船上での食事のあれこれ

おのずと生まれる連帯感

前回に続き「さくら丸」(巡航見本市船)での想い出です。本船(「ほんせん」自分の乗っている船のこと)には船員をはじめ見本市事務局・監督官庁・出展各企業関係者を含めた約200人が乗り組んでおりました。

100日あまり同じ船内で文字通り寝食をともにするわけですから、おのずととある種の「連帯感」がつくり出されます。仕事柄、男性主体の集団でしたが、「船上茶会」(各寄港地で開催)担当者や医務室の看護師が数少ない女性乗員であり、我々から常に注目を浴びる存在でした。

食事での “しきたり”

毎日三度の食事は、必ず「メインダイニング」(大食堂)でとりましたが、「メインテーブル」の上座が船長の定席、その他5~6卓の上座に機関長・一等航海士・事務長・船医などの本船幹部がそれぞれ着席し、我々乗客代表約50名が卓ごとに彼らを囲むように座っての会食でした。

ところで、問題は乗客全員が順番に船長の隣席で食事をするしきたりがあったこと。食事中に船長からは船上生活の感想をはじめとした健康状態・内地での仕事内容・人生観・趣味趣向などさまざまな話題がふられ、初めはだいぶ緊張したものでしたが、航海も後半になるとコツもつかめ適当に対応できるようになりました。
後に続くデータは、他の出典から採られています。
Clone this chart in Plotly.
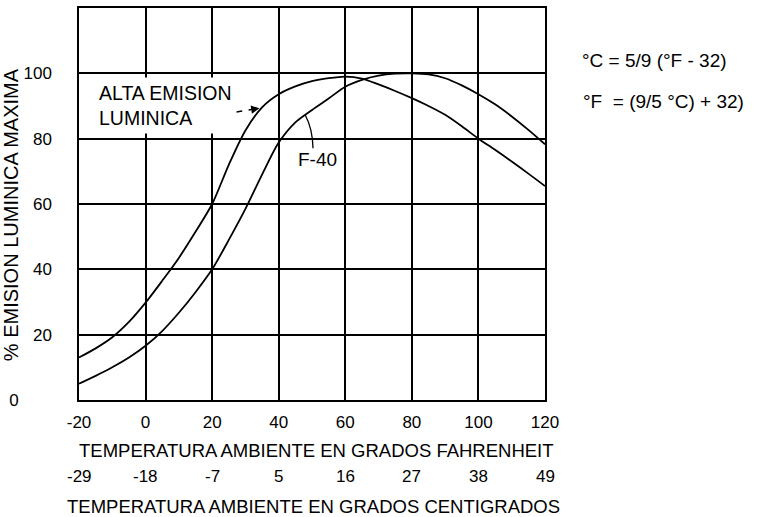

まれに海が荒れると船酔いの乗客が続出、メインダイニングに空席が目立つことも度々ありましたが、どんなに船が揺れようとも船長だけは常にしっかりとして食事をしていた光景は目に焼き付いております。船長のこのようなパーフォーマンスに感服した私も何とか頑張ろうとしたものの、悪天候の下、「波打つスープ」にはとうてい我慢できず、途中で退席し、キャビンにやっとのことで逃げ帰ったこともありました。余談ながら船酔いは上陸すると不思議にケロリと治ってしまうことも体験しました。